*DATA SEGMENT:*
Start

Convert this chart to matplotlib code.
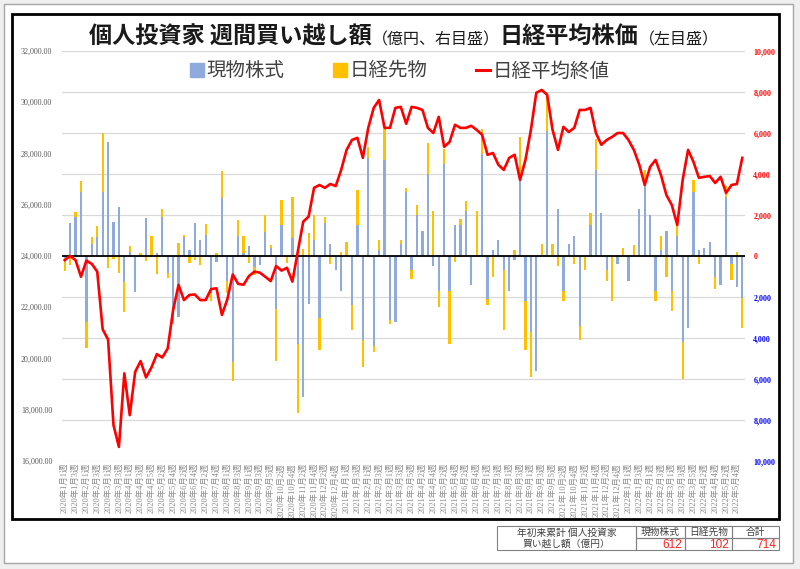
import matplotlib
matplotlib.use('Agg')
import matplotlib.pyplot as plt
from matplotlib.patches import Rectangle, Patch
from matplotlib.lines import Line2D
from matplotlib.ticker import FuncFormatter
import numpy as np

plt.rcParams['font.family'] = ['Noto Sans CJK JP', 'DejaVu Sans']

# ---- data (億円 / 円) ----
week_labels = [
    '2020年1月1週', '2020年1月3週', '2020年2月1週', '2020年2月3週', '2020年3月1週',
    '2020年3月3週', '2020年4月1週', '2020年4月3週', '2020年4月5週', '2020年5月2週',
    '2020年5月4週', '2020年6月2週', '2020年6月4週', '2020年7月2週', '2020年7月4週',
    '2020年8月1週', '2020年8月3週', '2020年9月1週', '2020年9月3週', '2020年9月5週',
    '2020年10月2週', '2020年10月4週', '2020年11月2週', '2020年11月4週', '2020年12月2週',
    '2020年12月4週',
    '2021年1月1週', '2021年1月3週', '2021年2月1週', '2021年2月3週', '2021年3月1週',
    '2021年3月3週', '2021年3月5週', '2021年4月2週', '2021年4月4週', '2021年5月2週',
    '2021年5月4週', '2021年6月2週', '2021年6月4週', '2021年7月1週', '2021年7月3週',
    '2021年8月1週', '2021年8月3週', '2021年9月1週', '2021年9月3週', '2021年9月5週',
    '2021年10月2週', '2021年10月4週', '2021年11月2週', '2021年11月4週', '2021年12月2週',
    '2021年12月4週',
    '2022年1月1週', '2022年1月3週', '2022年2月1週', '2022年2月3週', '2022年3月1週',
    '2022年3月3週', '2022年3月5週', '2022年4月2週', '2022年4月4週', '2022年5月2週',
    '2022年5月4週',
]

spot = [
    -100, 1590, 1920, 3140, -3200, 570, 940, 3140, 5540, 1670,
    2400, -1250, 210, -1770, 0, 1840, 0, 160, 1890, -810,
    -3330, -2990, 940, 290, 1590, 780, 1020, -1820, -280, 2810,
    -1220, -5150, 990, 130, 490, -520, -440, 1170, 370, -2590,
    1510, 0, 860, -4310, -6860, -2340, 800, -3000, 1600, 600,
    -700, -1700, 0, -2400, 1500, -4100, 4800, -4400, 300, 4700,
    -3100, -3200, 600, 3100, -700, 2000, 1200, 4000, -500, -1700,
    4500, -1700, 1500, 1500, 2200, -1400, 0, 5000, -2100, 300,
    800, -700, -1700, -200, 4000, -2200, -3700, -5600, 0, 6100,
    0, 2300, -1700, 600, 1000, -3400, 0, 1500, 4200, 2100,
    -700, 0, -400, 0, -1200, 0, 2300, 3700, 2000, -1700,
    300, 1200, -1700, 1000, -4200, -3500, 3100, 300, 400, 700,
    -1000, -1400, 2900, -400, -1500, -2050,
]

futures = [
    -650, -440, 240, 540, -1300, 340, 520, 2880, -600, -150,
    -850, -1500, 290, 0, 130, -240, 1000, -890, 390, -280,
    0, 620, 80, -330, -200, -440, 520, -370, 160, 1350,
    -600, -940, 760, 850, -360, -410, 0, 850, 160, -2540,
    1220, -360, 2000, -3370, 330, 1100, 1200, -1600, 300, -400,
    0, 200, 700, -1200, 1700, -1300, 500, -300, 500, 1500,
    -200, 0, 200, 200, -400, 500, 0, 1500, 2200, -800,
    700, -2600, -300, 300, 500, 0, 2200, 1200, -300, -1000,
    0, -2900, 0, 300, 1800, -2400, -2200, 0, 600, 1900,
    600, -500, -500, 0, -400, -700, -700, 600, 1500, 0,
    -500, -2200, 0, 400, 0, 550, 0, 500, 0, -500,
    700, -1000, -1000, 600, -1800, 0, 600, -400, 0, 0,
    -600, 0, 500, -770, 200, -1470,
]

nikkei = [
    23840, 24000, 23840, 23190, 23820, 23690, 23390, 21140, 20740, 17400,
    16550, 19420, 17790, 19480, 19900, 19260, 19650, 20170, 20040, 20390,
    21890, 22870, 22280, 22480, 22500, 22280, 22280, 22710, 22740, 21700,
    22310, 23280, 22910, 22880, 23220, 23390, 23350, 23190, 23020, 23610,
    23430, 23540, 23000, 24170, 25340, 25540, 26660, 26770, 26660, 26810,
    26730, 27360, 28140, 28530, 28610, 27830, 29000, 29780, 30090, 29000,
    29000, 29780, 29820, 29160, 29820, 29780, 29700, 29000, 28800, 29430,
    28260, 28450, 29120, 29000, 29000, 29080, 28920, 28730, 27950, 28020,
    27560, 27360, 27830, 27950, 26970, 27750, 28920, 30370, 30480, 30290,
    28920, 28140, 29040, 28840, 29000, 29700, 29700, 29780, 28800, 28340,
    28530, 28650, 28800, 28800, 28530, 28140, 27560, 26770, 27480, 27750,
    27160, 26380, 25990, 25210, 26970, 28140, 27670, 27050, 27090, 27120,
    26850, 27090, 26460, 26770, 26810, 27830,
]

ytd_headers = ['現物株式', '日経先物', '合計']
ytd_values = [612, 102, 714]

W, H = 800, 569


def box(x0, y0, x1, y1, **kw):
    # pixel coords (top-left origin) -> figure rectangle
    r = Rectangle((x0 / W, 1 - y1 / H), (x1 - x0) / W, (y1 - y0) / H,
                  transform=fig.transFigure, **kw)
    fig.patches.append(r)
    return r


fig = plt.figure(figsize=(8, 5.69), dpi=100, facecolor='#efefef')
box(4, 4, 793, 563, facecolor='white', edgecolor='#a6a6a6', lw=1, zorder=-10)
box(12, 14, 779, 519, fill=False, edgecolor='black', lw=2, zorder=5)

ax = fig.add_axes([62 / W, 1 - 461 / H, (745 - 62) / W, (461 - 51) / H])
ax2 = ax.twinx()

x = np.arange(len(spot))
spot_a = np.array(spot, dtype=float)
fut_a = np.array(futures, dtype=float)
fut_bottom = np.where(np.sign(fut_a) == np.sign(spot_a), spot_a, 0)

ax.bar(x, spot_a, width=0.42, color='#8FAADC', zorder=2)
ax.bar(x, fut_a, bottom=fut_bottom, width=0.42, color='#FFC000', zorder=2)
ax.axhline(0, color='black', lw=1.3, zorder=3)
ax.set_ylim(-10000, 10000)
ax.set_xlim(-0.5, len(spot) - 0.5)
ax.set_yticks(np.arange(-10000, 10001, 2000))
ax.grid(axis='y', color='#d9d9d9', lw=0.9, zorder=0)
ax.set_axisbelow(True)
ax.yaxis.tick_right()
ax.yaxis.set_major_formatter(FuncFormatter(lambda v, p: f'{abs(v):,.0f}'))
ax.tick_params(axis='y', length=0, pad=6, labelsize=5.8)
for lab in ax.get_yticklabels():
    lab.set_family(['Liberation Serif'])
    lab.set_fontweight('bold')
for lab, v in zip(ax.get_yticklabels(), ax.get_yticks()):
    lab.set_color('#ff0000' if v >= 0 else '#0000ff')

ax.set_xticks(np.arange(0, 2 * len(week_labels), 2))
ax.set_xticklabels(week_labels, rotation=90, fontsize=6, color='#8c8c8c',
                   family=['Liberation Serif', 'Noto Sans CJK JP'], va='top')
ax.tick_params(axis='x', length=0, pad=1.5)

ax2.plot(x, nikkei, color='#ff0000', lw=1.9, zorder=4)
ax2.set_ylim(16000, 32000)
ax2.set_yticks(np.arange(16000, 32001, 2000))
ax2.yaxis.tick_left()
ax2.yaxis.set_major_formatter(FuncFormatter(lambda v, p: f'{v:,.2f}'))
ax2.tick_params(axis='y', length=0, pad=7, labelsize=5.8, labelcolor='#595959')
for lab in ax2.get_yticklabels():
    lab.set_family(['Liberation Serif'])

for a in (ax, ax2):
    for s in a.spines.values():
        s.set_visible(False)

# title made of pieces with different sizes
t1 = fig.text(89 / W, 1 - 48 / H, '個人投資家 週間買い越し額', fontsize=16.7,
              fontweight='bold', va='bottom', color='#1a1a1a')
t2 = ax.annotate('（億円、右目盛）', xy=(1, 0), xycoords=t1, fontsize=11.5,
                 va='bottom', color='#1a1a1a', annotation_clip=False)
t3 = ax.annotate('日経平均株価', xy=(1, 0), xycoords=t2, fontsize=16.7,
                 fontweight='bold', va='bottom', color='#1a1a1a', annotation_clip=False)
ax.annotate('（左目盛）', xy=(1, 0), xycoords=t3, fontsize=11.5,
            va='bottom', color='#1a1a1a', annotation_clip=False)

handles = [Patch(color='#8FAADC'), Patch(color='#FFC000'),
           Line2D([], [], color='#ff0000', lw=2.2)]
fig.legend(handles, ['現物株式', '日経先物', '日経平均終値'], loc='center',
           bbox_to_anchor=(0.5, 1 - 71 / H), ncol=3, frameon=False,
           fontsize=14, handlelength=0.7, handleheight=0.7,
           handletextpad=0.15, columnspacing=2.5, labelcolor='#404040')

# year-to-date table under the chart
edge = dict(fill=False, edgecolor='#808080', lw=0.8, zorder=6)
box(497, 526, 636, 550, **edge)
fig.text((497 + 636) / 2 / W, 1 - 538 / H, '年初来累計 個人投資家\n買い越し額（億円）',
         ha='center', va='center', fontsize=7, color='#404040', linespacing=1.1)
col_x = [636, 685, 732, 779]
for i, (hd, val) in enumerate(zip(ytd_headers, ytd_values)):
    box(col_x[i], 526, col_x[i + 1], 538, **edge)
    box(col_x[i], 538, col_x[i + 1], 550, **edge)
    fig.text((col_x[i] + col_x[i + 1]) / 2 / W, 1 - 532 / H, hd, ha='center',
             va='center', fontsize=7, color='#404040')
    fig.text((col_x[i + 1] - 3) / W, 1 - 544.5 / H, f'{val:,}', ha='right',
             va='center', fontsize=8.5, color='#ff2020',
             family=['Liberation Sans'])

fig.savefig('out.png', dpi=100, facecolor=fig.get_facecolor())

End

Leave out the pictures and repeat the lines from the start of the material through the line with "plt.rcParams['font.family'] = ['Noto", inclusive.

Convert this chart to matplotlib code.
import matplotlib
matplotlib.use('Agg')
import matplotlib.pyplot as plt
from matplotlib.patches import Rectangle, Patch
from matplotlib.lines import Line2D
from matplotlib.ticker import FuncFormatter
import numpy as np

plt.rcParams['font.family'] = ['Noto Sans CJK JP', 'DejaVu Sans']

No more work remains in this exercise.